### WRITTEN TASK
Count every line below that contains "script", then state the total with no other output.

### MATERIAL FOR THIS TASK
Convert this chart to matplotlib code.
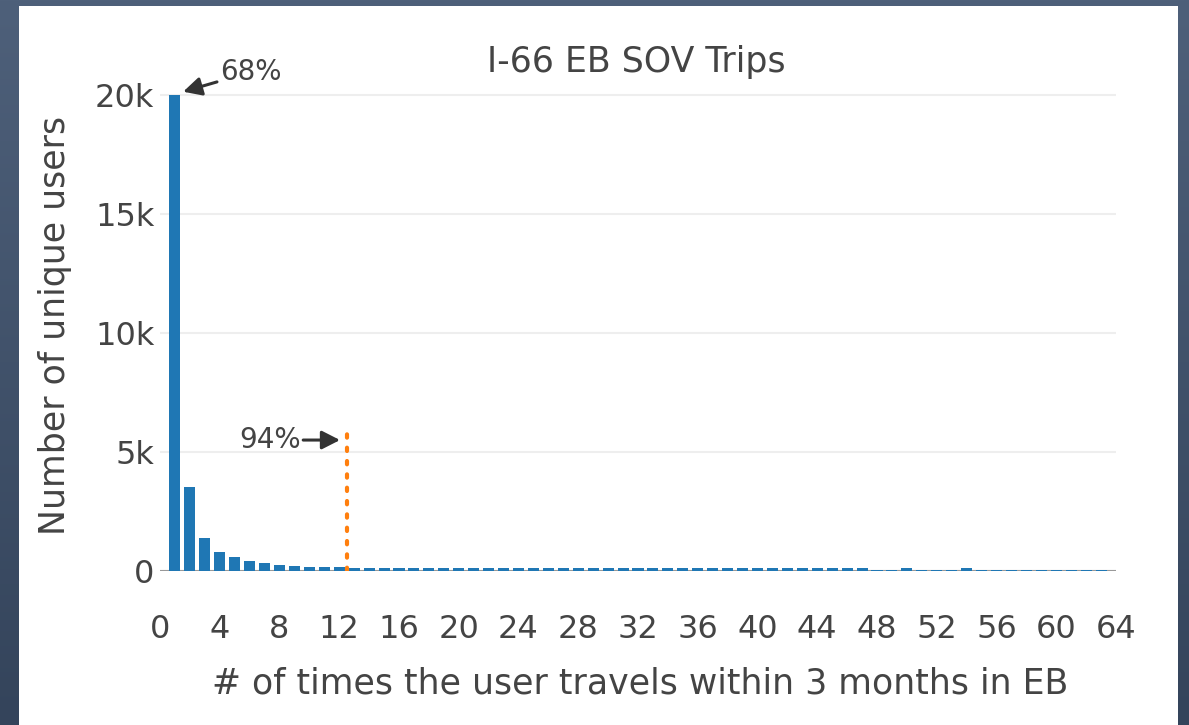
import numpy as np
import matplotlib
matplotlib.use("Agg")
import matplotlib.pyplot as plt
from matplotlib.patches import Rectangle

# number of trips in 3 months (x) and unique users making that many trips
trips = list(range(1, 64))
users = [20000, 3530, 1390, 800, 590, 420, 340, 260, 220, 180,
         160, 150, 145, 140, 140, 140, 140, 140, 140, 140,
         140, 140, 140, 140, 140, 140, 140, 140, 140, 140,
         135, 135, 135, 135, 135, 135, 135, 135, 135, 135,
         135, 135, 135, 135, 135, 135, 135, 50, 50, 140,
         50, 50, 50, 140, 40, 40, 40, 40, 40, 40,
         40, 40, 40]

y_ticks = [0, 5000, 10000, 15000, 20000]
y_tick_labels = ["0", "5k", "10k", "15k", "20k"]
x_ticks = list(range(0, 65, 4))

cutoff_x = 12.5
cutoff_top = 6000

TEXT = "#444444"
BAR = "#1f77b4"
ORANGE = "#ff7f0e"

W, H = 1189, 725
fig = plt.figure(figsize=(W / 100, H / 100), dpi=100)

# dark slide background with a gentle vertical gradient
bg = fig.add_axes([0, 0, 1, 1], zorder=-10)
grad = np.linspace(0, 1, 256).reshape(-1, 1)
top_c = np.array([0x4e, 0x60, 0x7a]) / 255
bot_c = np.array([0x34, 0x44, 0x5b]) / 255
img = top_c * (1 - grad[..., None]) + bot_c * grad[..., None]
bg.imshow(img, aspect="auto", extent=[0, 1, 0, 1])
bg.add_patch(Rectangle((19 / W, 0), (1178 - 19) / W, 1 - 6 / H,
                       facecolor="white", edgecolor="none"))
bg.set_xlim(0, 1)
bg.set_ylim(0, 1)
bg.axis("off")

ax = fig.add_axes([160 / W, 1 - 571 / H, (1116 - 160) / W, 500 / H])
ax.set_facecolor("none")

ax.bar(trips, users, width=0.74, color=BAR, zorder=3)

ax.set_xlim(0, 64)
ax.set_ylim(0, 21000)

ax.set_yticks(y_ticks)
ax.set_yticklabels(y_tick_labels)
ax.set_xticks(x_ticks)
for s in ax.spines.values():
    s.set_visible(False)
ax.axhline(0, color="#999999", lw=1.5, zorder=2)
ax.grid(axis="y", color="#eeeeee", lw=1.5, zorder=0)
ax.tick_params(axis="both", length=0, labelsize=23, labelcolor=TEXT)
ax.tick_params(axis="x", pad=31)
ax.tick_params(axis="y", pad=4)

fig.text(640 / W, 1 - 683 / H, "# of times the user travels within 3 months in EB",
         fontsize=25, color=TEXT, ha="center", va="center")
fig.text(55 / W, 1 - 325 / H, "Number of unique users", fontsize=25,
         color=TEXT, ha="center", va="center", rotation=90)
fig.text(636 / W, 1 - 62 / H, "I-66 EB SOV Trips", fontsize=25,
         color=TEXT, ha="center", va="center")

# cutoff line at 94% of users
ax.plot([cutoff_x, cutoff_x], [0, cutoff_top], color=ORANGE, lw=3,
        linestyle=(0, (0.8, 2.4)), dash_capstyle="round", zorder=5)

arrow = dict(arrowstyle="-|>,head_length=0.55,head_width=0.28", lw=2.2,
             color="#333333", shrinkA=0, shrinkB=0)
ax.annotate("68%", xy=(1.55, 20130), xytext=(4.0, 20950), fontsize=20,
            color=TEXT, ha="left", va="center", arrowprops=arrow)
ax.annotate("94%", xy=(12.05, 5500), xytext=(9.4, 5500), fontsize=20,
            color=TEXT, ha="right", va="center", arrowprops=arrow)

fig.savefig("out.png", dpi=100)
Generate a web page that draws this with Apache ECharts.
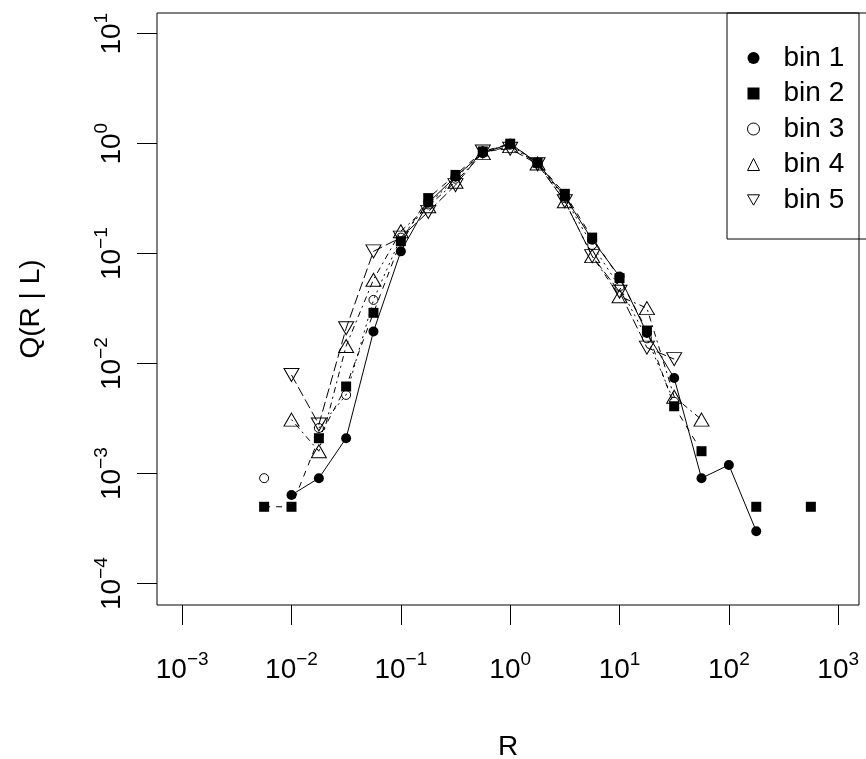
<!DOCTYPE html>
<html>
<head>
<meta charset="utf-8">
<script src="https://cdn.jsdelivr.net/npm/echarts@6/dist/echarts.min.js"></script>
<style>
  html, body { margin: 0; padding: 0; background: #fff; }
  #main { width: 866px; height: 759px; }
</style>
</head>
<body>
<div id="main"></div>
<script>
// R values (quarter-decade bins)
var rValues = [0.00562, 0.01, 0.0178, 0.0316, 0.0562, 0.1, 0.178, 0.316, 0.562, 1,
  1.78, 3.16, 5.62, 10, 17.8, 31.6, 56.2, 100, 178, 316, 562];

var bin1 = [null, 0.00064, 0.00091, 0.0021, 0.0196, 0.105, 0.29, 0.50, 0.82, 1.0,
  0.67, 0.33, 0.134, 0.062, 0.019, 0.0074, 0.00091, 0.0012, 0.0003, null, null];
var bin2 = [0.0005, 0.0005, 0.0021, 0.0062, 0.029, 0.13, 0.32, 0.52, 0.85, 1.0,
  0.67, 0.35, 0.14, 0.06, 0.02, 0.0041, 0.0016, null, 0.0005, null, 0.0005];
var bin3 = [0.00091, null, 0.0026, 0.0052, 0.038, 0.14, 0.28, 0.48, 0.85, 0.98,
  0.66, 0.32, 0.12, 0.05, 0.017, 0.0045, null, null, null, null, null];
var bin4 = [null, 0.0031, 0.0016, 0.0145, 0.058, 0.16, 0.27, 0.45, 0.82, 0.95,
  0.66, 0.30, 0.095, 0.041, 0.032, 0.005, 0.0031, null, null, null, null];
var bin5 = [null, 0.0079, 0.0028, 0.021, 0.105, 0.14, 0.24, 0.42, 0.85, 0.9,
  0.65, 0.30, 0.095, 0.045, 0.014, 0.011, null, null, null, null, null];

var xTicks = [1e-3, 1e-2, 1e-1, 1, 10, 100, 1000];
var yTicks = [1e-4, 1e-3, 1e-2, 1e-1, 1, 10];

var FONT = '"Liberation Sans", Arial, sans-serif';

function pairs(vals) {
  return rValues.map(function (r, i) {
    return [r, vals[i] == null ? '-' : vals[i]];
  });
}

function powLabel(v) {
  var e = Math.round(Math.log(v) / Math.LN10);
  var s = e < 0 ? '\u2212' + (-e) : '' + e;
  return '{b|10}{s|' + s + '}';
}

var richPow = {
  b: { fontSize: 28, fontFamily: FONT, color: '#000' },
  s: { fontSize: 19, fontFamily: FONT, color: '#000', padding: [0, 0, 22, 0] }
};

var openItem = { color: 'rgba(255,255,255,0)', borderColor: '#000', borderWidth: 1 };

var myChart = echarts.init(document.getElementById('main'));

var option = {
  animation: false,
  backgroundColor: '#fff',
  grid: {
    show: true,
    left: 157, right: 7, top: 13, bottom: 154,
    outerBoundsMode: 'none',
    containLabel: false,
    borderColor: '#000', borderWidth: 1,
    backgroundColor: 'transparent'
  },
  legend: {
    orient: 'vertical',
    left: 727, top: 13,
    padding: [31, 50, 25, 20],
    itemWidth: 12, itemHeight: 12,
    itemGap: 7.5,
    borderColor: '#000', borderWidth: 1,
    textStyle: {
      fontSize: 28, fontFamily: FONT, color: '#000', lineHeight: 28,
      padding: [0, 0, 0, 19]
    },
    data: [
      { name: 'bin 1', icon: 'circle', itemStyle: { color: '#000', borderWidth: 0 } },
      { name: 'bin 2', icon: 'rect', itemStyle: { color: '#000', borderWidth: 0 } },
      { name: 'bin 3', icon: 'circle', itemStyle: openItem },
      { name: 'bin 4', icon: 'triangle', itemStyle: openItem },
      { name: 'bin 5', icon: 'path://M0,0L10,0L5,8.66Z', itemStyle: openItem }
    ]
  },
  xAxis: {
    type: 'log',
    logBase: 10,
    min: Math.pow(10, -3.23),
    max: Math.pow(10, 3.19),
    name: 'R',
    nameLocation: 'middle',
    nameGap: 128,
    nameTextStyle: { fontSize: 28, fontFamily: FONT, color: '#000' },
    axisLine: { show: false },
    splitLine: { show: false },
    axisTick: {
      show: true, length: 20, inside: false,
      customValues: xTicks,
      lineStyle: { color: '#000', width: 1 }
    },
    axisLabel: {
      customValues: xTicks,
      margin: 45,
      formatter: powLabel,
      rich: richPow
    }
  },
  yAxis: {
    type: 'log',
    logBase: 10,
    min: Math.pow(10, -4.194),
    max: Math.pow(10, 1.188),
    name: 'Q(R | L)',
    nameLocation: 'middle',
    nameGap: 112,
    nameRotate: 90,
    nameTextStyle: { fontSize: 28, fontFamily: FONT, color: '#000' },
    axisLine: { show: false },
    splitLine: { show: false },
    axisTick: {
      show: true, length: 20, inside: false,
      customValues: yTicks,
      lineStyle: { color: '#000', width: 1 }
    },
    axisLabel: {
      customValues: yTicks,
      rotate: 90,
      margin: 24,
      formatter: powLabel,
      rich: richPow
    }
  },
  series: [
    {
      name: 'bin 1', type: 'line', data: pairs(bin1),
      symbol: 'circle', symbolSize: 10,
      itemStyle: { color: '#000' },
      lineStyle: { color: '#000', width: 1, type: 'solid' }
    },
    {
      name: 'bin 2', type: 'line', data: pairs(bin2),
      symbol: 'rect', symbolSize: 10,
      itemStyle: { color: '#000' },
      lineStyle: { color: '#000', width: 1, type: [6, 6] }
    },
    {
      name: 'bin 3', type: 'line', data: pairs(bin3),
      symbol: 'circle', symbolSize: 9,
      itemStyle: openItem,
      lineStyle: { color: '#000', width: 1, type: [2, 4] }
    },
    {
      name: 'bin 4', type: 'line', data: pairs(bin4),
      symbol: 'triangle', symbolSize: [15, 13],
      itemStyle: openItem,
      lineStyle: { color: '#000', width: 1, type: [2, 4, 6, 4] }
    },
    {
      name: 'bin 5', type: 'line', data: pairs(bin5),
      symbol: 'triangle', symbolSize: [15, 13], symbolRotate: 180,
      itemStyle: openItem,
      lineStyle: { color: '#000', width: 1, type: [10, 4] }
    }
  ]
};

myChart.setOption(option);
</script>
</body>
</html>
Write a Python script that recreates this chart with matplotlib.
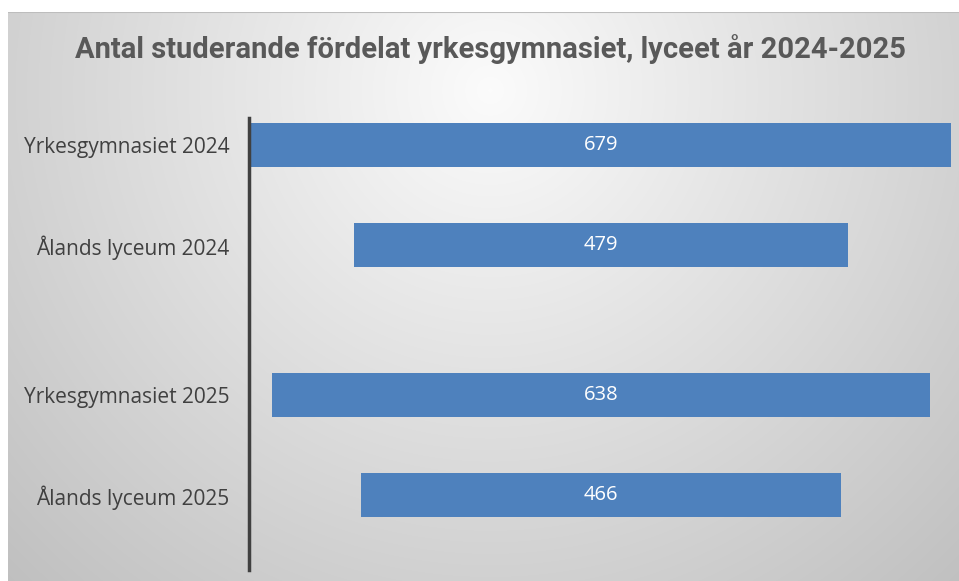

### RESPONSE TO THIS TASK
4